Australian Cricket Cheats Show No Sport Is Clean Anymore
Posted: March 28, 2018
Updated: May 22, 2018
Australian cricket cheats rob South Africa of a fair match and the entire world of its faith in the sport of fair play and sportsmanship, and what is worse they appeared not to care. Any Australian gambling news reports concerning the Australian cricket cheats were just hype or overblown should probably take another look at the footage of their press conference afterward and wonder if we can ever believe cricket matches are safe to gamble on again when even the big name teams are cheating.
- Should Steve Smith be banned for life for organizing cheating on the team?
- Was Cameron Bancroft easily led or a willing accomplice in the crime?
- What sanction should be leveled against Australia for this latest cheating scandal?
- Can we ever again trust that any cricket match is being played fairly to the rules?
They ask, when you arrive in Australia, if you have a criminal record. There’s not an Englishman alive who has not then asked if that is still necessary. After all Australia is a former prison colony and calls us “whinging poms” partly because we find being in a nation full of deadly spiders, man-eating sharks and 1970s racism worthy of a few critical comments (especially when it’s so hot all the time) but mostly because they’re not very imaginative. Something the Australian cricket cheats proved perfectly.
Cheating in sports, particularly with drugs, has now become an epidemic. There isn’t a competitive cyclist who isn’t on something, the NFL is wall to wall steroid junkies and even curling has been tainted by these performance enhancing chemical concoctions. Curling? That’s like cheating at bowls or croquette ffs. This means that no one was particularly surprised when the Australian cricket cheats were unmasked by their own incompetence, after all people have been cheating in cricket for years now.

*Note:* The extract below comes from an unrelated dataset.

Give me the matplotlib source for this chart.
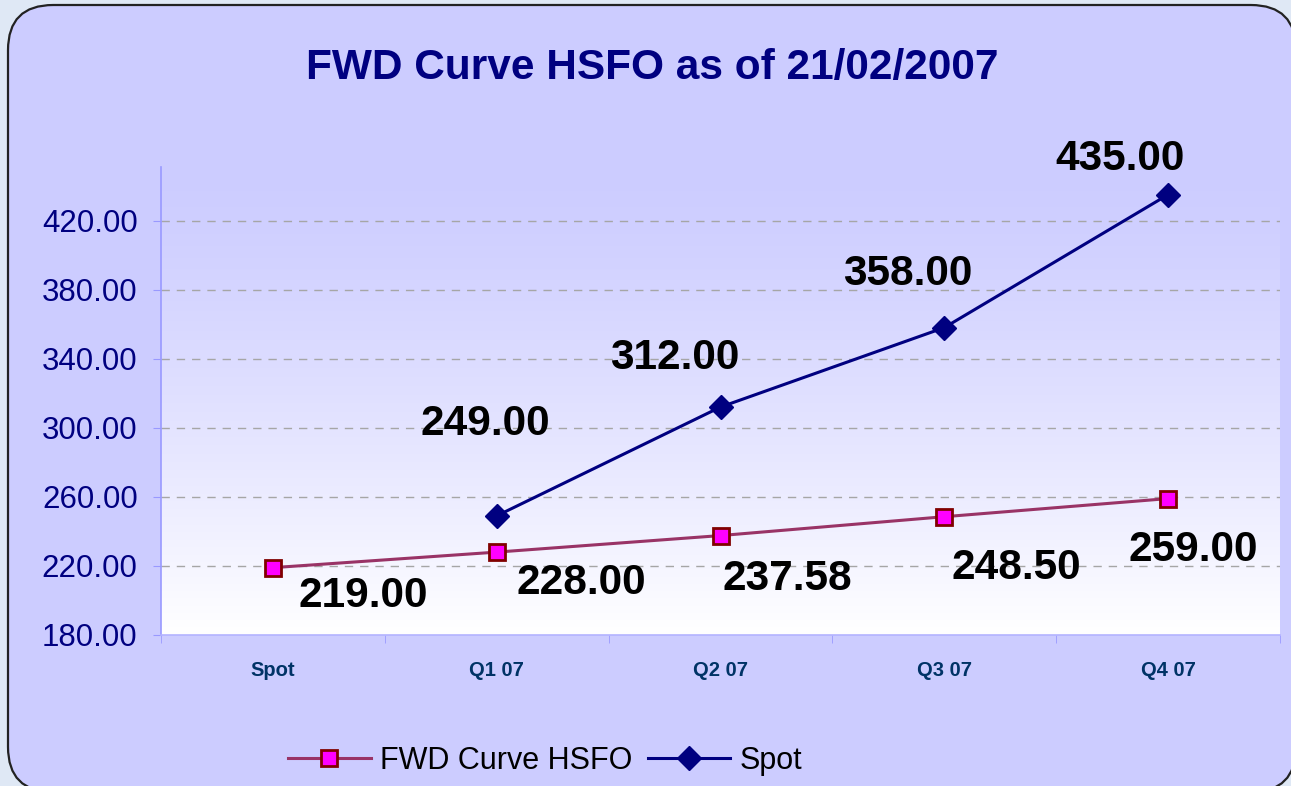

Did Australia Cheat Their Way To The Top Of World Cricket?
Mitchell Starc
There probably isn’t a drug that would improve your cricketing performance all that much, and if there were I’d encourage England to take buckets full after their disgraceful performance against New Zealand, however tampering with the ball has, along with simply throwing matches or fixing the statistics, been relatively regular. Indeed anyone that has bet on sports in Australia for very long will recall the fuss made about the accusations made against Pakistan cricketers and others in years gone by.
What made the Australian cricket cheats so unique was the brazen way they owned up when caught and simply sat there pretending it was something everyone did. Cameron Bancroft looked as contrite as a puppy next to a pile of poo and Steve Smith admitting the “leadership” knew about it in advance and still expecting to retain the captaincy bordered on the insane. Players queued up to say it was “embarrassing” as if that was the worst of it. Their feelings. Not the audience cheated out of fair play.
Australian Cricket Cheats Lay Waste To Sport’s Reputation
- Cameron Bancroft – 33/1
- Shaun Marsh – 10/1
- Mitchell Starc – 7/1
- Josh Hazlewood – 5/1
- Usman Khawaja – 5/1
- Nathan Lyon – 4/1
- Time Paine – 5/2
“Our cricketers are role models and cricket is synonymous with fair play. How can our team be engaged in cheating like this? It beggars belief.” Said Australian Prime Minister Malcolm Turnbull voicing the outrage of many who had to watch as the Australian cricket cheats couldn’t even keep what they were doing from the cameras. Cheating is bad, incompetent cheating is just unforgivable and for Smith and co to have roped in the most junior member of the team to assist them is just horrific.
Bancroft’s career will now be blighted by this, and if there’s any justice Steve Smith and the other members of the “leadership” that sanctioned these Australian cricket cheats won’t have a job at all. When we take advantage of Australian gambling laws to place a wager on a match we expect it to be a level playing field, and that the overpaid posing professionals aren’t going to make a mockery of the spirit and rules of the sport right before our eyes. Sadly Australia destroyed that myth last weekend.